:: Stated exercise ::
Reproduce, word for word, the span of lines starting at the line holding "Output the Python" and ending at the line holding "ax = fig.add_axes([0.161, 0.129, 0.834, 0.835])". Omit every picture.

-- start Items --

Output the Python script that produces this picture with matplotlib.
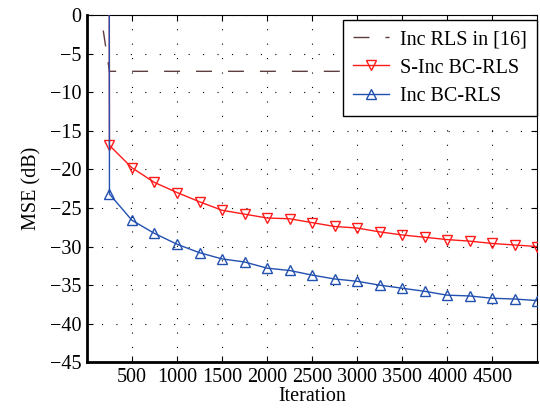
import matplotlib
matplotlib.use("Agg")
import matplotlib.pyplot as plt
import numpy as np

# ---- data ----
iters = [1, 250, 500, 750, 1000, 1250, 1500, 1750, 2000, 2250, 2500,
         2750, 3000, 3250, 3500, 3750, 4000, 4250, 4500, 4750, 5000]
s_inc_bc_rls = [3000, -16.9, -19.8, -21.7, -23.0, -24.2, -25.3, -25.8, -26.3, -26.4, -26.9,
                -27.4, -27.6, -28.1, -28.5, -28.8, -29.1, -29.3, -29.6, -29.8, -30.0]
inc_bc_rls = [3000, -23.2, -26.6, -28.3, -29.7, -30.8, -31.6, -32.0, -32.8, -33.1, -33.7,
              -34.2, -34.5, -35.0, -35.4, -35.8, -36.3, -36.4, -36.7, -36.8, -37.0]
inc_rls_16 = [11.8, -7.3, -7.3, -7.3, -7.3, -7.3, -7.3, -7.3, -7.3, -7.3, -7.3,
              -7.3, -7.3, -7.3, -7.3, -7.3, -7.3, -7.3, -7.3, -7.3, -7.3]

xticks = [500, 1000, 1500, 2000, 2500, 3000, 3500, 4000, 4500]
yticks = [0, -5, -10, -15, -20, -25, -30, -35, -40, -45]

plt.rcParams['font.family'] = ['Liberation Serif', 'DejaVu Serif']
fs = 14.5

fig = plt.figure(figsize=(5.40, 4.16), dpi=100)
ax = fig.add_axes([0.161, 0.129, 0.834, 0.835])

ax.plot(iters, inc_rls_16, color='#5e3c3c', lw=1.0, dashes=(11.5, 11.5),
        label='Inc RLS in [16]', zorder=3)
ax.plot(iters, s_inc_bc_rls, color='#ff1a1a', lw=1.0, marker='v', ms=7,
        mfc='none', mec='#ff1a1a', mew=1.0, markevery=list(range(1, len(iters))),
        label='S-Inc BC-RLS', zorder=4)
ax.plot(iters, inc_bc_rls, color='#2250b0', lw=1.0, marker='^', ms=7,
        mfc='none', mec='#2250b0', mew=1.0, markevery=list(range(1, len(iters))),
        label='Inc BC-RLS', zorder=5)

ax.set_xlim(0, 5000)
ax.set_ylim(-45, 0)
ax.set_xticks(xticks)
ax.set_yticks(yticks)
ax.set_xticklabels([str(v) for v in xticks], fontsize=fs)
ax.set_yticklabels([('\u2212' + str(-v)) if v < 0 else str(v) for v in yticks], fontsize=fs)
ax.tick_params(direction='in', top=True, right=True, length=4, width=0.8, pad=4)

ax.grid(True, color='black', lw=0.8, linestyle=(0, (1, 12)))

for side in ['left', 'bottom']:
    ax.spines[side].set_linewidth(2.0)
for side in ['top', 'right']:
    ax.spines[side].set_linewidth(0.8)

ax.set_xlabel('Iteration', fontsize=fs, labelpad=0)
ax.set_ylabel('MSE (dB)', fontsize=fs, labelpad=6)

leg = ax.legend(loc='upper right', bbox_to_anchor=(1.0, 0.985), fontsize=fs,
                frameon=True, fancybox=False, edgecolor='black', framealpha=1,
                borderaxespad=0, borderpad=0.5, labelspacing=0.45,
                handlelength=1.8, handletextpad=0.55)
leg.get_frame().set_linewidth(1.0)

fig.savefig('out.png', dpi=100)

-- end Items --
-- start Items --

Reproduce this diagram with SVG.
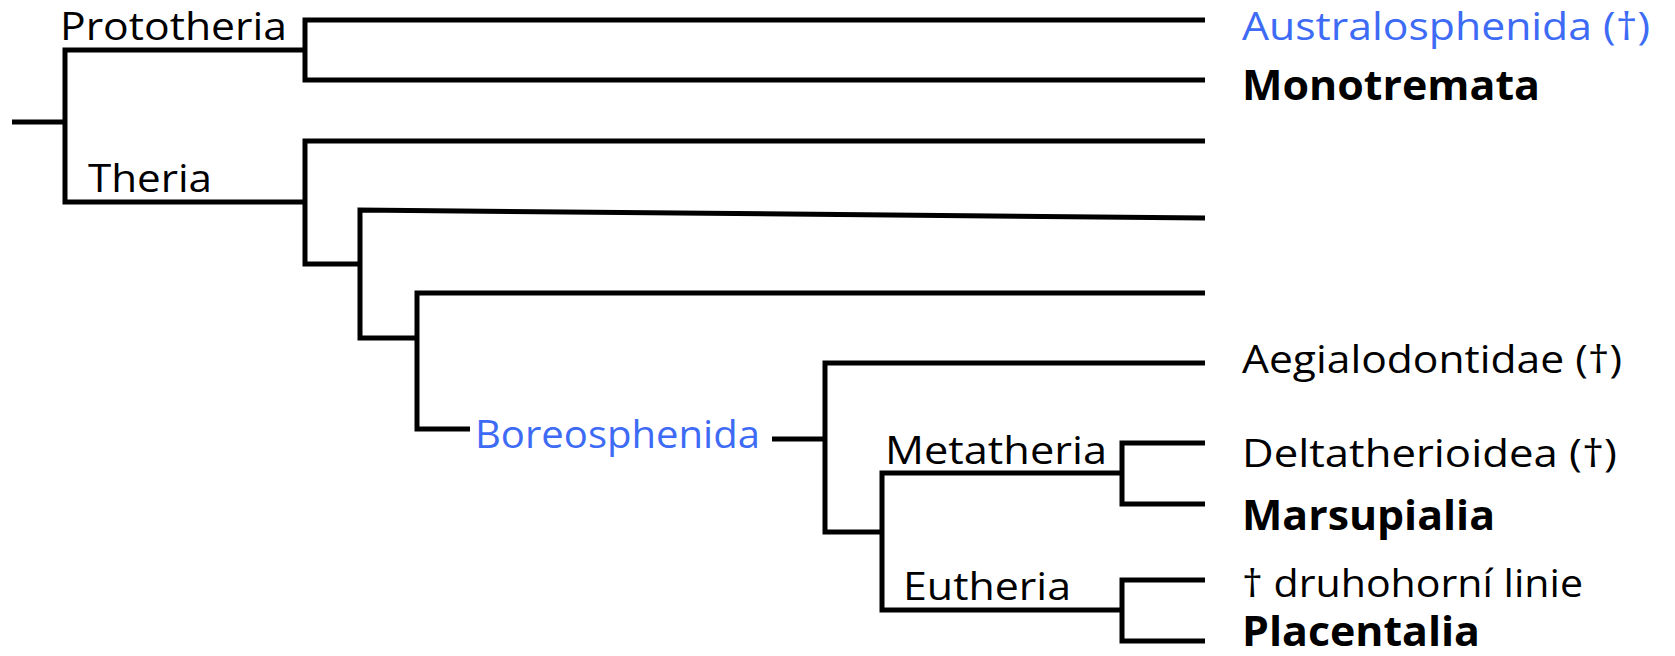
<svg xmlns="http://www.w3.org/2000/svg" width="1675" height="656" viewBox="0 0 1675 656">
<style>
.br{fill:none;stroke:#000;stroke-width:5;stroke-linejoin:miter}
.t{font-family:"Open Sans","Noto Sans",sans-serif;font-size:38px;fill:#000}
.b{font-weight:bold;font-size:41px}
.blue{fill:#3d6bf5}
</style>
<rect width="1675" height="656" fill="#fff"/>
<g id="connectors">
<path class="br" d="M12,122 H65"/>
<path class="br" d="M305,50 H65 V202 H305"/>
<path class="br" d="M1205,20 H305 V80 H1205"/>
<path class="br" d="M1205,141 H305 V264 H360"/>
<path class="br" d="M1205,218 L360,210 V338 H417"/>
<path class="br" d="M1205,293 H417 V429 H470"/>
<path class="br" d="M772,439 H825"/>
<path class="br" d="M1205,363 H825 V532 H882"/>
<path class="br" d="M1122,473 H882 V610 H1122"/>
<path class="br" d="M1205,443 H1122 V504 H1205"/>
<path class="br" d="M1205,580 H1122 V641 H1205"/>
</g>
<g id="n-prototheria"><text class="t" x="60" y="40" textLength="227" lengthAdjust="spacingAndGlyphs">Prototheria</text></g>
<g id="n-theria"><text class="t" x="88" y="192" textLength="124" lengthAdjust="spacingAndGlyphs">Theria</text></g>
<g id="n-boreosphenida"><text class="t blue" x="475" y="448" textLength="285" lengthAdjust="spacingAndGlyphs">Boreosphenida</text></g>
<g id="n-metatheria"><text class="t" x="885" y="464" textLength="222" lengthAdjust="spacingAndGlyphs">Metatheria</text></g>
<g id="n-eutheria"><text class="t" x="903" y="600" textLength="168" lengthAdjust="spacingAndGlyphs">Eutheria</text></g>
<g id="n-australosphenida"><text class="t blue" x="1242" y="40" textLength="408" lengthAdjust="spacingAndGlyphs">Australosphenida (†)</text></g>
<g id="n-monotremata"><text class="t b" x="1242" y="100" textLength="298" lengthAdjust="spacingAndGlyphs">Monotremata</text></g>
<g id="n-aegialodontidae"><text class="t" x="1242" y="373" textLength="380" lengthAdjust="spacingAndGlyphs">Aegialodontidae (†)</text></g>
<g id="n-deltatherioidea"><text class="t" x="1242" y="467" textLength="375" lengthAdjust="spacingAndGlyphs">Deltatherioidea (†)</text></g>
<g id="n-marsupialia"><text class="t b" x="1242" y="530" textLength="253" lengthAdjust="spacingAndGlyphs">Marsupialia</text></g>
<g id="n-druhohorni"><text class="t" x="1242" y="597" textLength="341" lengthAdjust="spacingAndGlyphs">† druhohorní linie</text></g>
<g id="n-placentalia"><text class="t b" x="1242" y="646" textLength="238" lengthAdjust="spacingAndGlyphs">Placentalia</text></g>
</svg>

-- end Items --
-- start Items --

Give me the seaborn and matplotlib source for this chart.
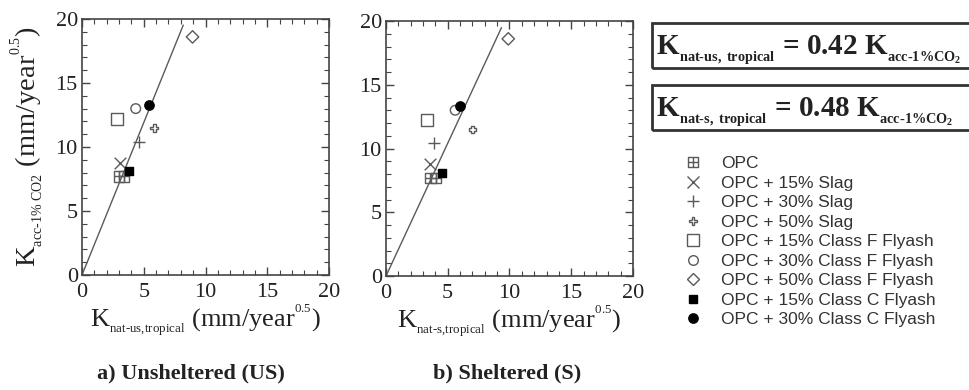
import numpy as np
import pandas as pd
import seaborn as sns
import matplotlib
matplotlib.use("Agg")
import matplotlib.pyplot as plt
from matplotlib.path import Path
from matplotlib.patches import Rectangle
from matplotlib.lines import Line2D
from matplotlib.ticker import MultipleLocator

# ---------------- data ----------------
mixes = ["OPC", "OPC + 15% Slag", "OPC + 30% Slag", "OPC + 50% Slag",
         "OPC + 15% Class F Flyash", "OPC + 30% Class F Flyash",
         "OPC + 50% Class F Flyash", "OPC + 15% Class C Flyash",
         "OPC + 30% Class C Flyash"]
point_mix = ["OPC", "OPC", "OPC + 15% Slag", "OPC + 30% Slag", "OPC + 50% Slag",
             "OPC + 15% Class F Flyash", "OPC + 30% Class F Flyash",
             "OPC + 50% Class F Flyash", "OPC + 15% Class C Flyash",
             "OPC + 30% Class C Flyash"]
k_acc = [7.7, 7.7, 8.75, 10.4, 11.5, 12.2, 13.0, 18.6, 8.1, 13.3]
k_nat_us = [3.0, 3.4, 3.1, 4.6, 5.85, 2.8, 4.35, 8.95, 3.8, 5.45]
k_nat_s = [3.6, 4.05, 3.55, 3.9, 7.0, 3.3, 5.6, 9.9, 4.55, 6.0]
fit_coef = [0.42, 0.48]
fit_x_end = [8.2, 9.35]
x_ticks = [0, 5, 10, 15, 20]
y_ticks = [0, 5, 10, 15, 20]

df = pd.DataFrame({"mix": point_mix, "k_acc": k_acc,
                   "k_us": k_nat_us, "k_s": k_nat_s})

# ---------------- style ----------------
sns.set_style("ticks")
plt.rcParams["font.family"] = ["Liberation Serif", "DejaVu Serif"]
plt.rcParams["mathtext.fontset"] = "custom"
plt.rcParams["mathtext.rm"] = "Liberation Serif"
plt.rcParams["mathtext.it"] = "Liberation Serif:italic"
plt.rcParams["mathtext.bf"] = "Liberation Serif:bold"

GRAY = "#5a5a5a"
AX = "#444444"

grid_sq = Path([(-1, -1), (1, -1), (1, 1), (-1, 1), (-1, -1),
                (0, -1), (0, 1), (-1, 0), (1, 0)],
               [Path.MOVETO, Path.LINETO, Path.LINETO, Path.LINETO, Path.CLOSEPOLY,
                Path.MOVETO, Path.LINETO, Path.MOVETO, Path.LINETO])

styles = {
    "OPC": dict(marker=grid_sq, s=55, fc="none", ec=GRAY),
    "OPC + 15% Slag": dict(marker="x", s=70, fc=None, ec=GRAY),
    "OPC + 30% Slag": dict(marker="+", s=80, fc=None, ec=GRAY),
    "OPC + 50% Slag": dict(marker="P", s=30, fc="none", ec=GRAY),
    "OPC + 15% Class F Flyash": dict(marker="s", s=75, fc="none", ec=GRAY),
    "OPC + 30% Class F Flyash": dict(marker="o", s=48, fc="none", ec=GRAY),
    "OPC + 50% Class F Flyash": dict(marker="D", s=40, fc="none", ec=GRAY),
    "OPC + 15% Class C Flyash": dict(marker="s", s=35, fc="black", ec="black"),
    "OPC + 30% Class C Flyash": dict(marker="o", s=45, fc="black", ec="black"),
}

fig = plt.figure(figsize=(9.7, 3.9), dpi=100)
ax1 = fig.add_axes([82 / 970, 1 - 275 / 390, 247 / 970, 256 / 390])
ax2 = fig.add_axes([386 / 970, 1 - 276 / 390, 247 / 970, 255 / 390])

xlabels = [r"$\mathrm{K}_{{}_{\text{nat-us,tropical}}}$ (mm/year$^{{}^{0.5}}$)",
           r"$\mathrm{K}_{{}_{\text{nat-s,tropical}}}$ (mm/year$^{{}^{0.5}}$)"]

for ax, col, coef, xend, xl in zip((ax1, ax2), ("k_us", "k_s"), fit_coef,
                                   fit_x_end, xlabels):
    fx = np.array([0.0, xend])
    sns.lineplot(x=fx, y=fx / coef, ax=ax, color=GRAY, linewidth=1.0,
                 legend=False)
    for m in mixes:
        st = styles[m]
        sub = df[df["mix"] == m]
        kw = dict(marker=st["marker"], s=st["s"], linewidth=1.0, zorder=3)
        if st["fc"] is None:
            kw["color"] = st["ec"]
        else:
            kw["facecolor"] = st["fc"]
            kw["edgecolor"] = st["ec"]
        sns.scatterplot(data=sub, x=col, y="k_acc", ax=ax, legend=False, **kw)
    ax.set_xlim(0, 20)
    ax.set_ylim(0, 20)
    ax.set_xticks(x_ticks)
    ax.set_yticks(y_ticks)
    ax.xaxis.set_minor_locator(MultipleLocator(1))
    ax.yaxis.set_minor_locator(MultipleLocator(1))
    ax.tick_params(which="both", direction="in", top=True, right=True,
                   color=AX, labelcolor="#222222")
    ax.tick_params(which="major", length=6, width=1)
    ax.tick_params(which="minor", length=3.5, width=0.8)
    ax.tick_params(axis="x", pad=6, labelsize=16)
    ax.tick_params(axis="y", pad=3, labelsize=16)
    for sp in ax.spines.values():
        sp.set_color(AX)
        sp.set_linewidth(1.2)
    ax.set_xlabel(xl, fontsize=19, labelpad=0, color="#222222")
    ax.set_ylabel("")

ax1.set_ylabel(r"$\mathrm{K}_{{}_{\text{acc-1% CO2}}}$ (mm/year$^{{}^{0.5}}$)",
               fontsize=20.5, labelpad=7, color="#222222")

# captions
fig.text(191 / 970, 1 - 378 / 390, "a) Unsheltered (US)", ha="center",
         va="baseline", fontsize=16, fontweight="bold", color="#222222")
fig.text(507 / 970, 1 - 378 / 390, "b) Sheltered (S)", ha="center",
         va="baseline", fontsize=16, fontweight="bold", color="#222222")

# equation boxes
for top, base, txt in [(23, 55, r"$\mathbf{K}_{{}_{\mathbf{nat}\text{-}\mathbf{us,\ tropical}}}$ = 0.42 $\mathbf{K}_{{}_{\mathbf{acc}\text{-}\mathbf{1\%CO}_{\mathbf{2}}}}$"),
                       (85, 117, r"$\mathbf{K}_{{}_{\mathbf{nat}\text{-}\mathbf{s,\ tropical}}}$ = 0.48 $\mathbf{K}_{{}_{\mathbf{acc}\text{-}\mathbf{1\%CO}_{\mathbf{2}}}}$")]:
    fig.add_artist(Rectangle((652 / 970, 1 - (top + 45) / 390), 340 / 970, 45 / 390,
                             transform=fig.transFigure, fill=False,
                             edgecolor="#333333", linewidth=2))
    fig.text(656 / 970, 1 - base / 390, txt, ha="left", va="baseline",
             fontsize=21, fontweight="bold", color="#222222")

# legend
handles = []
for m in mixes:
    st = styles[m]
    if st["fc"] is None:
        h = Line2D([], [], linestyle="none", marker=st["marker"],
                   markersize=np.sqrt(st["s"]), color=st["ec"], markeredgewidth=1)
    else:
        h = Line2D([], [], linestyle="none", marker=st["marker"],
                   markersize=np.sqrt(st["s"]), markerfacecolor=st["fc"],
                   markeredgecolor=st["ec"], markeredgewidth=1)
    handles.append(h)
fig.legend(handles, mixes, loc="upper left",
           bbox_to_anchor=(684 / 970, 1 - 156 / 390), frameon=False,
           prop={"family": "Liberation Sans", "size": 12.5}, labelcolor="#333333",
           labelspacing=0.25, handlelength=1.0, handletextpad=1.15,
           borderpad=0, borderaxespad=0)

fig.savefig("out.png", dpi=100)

-- end Items --

:: Finished task ::
Output the Python script that produces this picture with matplotlib.
import matplotlib
matplotlib.use("Agg")
import matplotlib.pyplot as plt
import numpy as np

# ---- data ----
iters = [1, 250, 500, 750, 1000, 1250, 1500, 1750, 2000, 2250, 2500,
         2750, 3000, 3250, 3500, 3750, 4000, 4250, 4500, 4750, 5000]
s_inc_bc_rls = [3000, -16.9, -19.8, -21.7, -23.0, -24.2, -25.3, -25.8, -26.3, -26.4, -26.9,
                -27.4, -27.6, -28.1, -28.5, -28.8, -29.1, -29.3, -29.6, -29.8, -30.0]
inc_bc_rls = [3000, -23.2, -26.6, -28.3, -29.7, -30.8, -31.6, -32.0, -32.8, -33.1, -33.7,
              -34.2, -34.5, -35.0, -35.4, -35.8, -36.3, -36.4, -36.7, -36.8, -37.0]
inc_rls_16 = [11.8, -7.3, -7.3, -7.3, -7.3, -7.3, -7.3, -7.3, -7.3, -7.3, -7.3,
              -7.3, -7.3, -7.3, -7.3, -7.3, -7.3, -7.3, -7.3, -7.3, -7.3]

xticks = [500, 1000, 1500, 2000, 2500, 3000, 3500, 4000, 4500]
yticks = [0, -5, -10, -15, -20, -25, -30, -35, -40, -45]

plt.rcParams['font.family'] = ['Liberation Serif', 'DejaVu Serif']
fs = 14.5

fig = plt.figure(figsize=(5.40, 4.16), dpi=100)
ax = fig.add_axes([0.161, 0.129, 0.834, 0.835])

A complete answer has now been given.